▶ _Charts and diagrams as code_:
begin

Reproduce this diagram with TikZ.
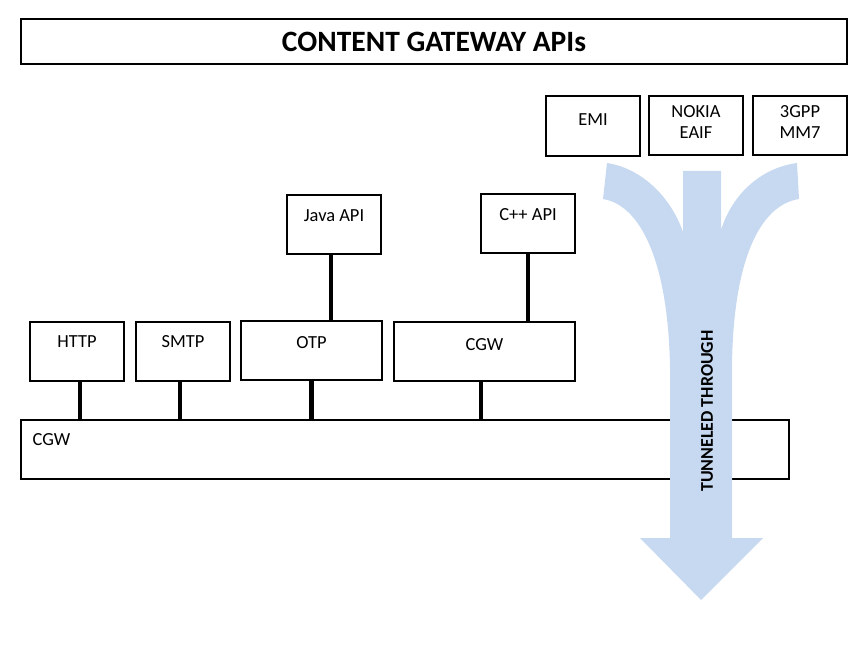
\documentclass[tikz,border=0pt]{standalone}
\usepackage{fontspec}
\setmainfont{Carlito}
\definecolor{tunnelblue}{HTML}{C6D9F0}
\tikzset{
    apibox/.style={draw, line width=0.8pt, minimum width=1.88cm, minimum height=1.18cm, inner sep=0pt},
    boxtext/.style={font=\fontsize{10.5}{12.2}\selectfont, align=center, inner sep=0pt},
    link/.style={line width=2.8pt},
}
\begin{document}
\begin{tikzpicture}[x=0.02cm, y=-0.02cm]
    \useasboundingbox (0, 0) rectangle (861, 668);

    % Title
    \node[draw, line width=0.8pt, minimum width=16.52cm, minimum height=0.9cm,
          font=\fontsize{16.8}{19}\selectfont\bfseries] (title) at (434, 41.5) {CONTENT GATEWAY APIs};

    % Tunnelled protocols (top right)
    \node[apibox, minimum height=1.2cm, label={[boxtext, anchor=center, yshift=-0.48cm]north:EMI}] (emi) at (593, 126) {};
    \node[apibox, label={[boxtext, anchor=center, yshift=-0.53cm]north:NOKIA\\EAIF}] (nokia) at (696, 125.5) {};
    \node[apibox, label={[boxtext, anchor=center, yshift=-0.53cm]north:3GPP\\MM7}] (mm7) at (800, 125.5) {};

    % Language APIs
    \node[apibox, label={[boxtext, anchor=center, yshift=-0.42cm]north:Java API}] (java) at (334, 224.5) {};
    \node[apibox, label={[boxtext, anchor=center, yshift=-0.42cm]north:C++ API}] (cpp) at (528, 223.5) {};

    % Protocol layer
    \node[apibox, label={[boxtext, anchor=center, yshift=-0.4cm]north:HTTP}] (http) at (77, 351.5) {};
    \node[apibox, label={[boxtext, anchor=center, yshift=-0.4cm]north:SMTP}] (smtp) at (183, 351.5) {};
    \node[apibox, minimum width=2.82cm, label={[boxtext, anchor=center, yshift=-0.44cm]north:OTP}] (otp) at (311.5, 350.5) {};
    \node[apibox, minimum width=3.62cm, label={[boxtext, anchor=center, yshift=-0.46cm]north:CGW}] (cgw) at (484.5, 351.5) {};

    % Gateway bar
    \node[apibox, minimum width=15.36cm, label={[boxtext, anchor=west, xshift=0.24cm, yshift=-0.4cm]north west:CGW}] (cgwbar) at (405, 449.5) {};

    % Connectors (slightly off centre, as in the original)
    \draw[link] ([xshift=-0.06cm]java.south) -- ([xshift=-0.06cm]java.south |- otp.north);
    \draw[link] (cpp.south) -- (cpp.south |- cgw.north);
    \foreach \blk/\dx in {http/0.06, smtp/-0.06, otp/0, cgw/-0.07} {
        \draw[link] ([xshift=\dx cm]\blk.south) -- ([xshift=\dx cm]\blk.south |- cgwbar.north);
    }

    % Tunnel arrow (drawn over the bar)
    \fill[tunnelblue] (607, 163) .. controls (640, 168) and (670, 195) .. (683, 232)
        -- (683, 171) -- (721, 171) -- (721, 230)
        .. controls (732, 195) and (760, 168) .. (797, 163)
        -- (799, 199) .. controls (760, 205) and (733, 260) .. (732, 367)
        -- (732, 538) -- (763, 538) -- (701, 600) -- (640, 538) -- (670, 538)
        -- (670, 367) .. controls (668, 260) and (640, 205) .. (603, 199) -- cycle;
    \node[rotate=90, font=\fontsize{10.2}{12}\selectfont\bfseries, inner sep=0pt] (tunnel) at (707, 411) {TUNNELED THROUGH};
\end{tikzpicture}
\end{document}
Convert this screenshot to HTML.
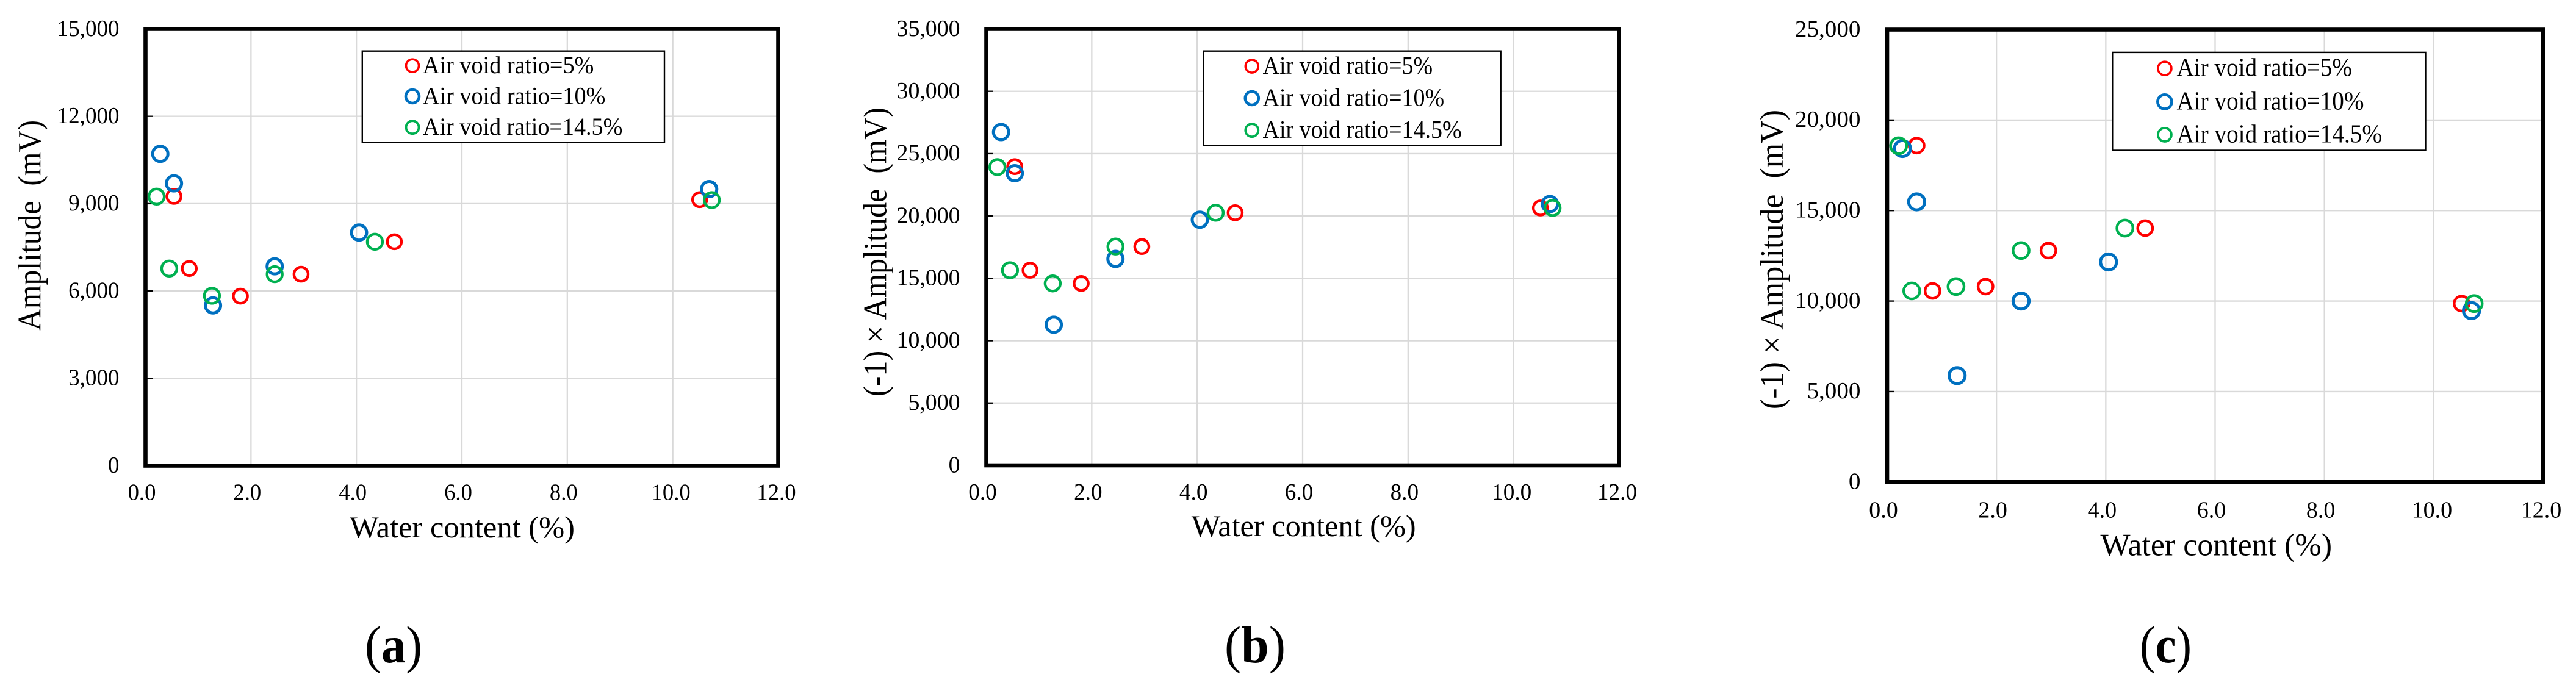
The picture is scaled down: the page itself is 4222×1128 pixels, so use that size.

end

▶ _AIM_:
Say, as a bare number, how many lines in the entries above include the string "this".

▶ _THE ANSWER_:
2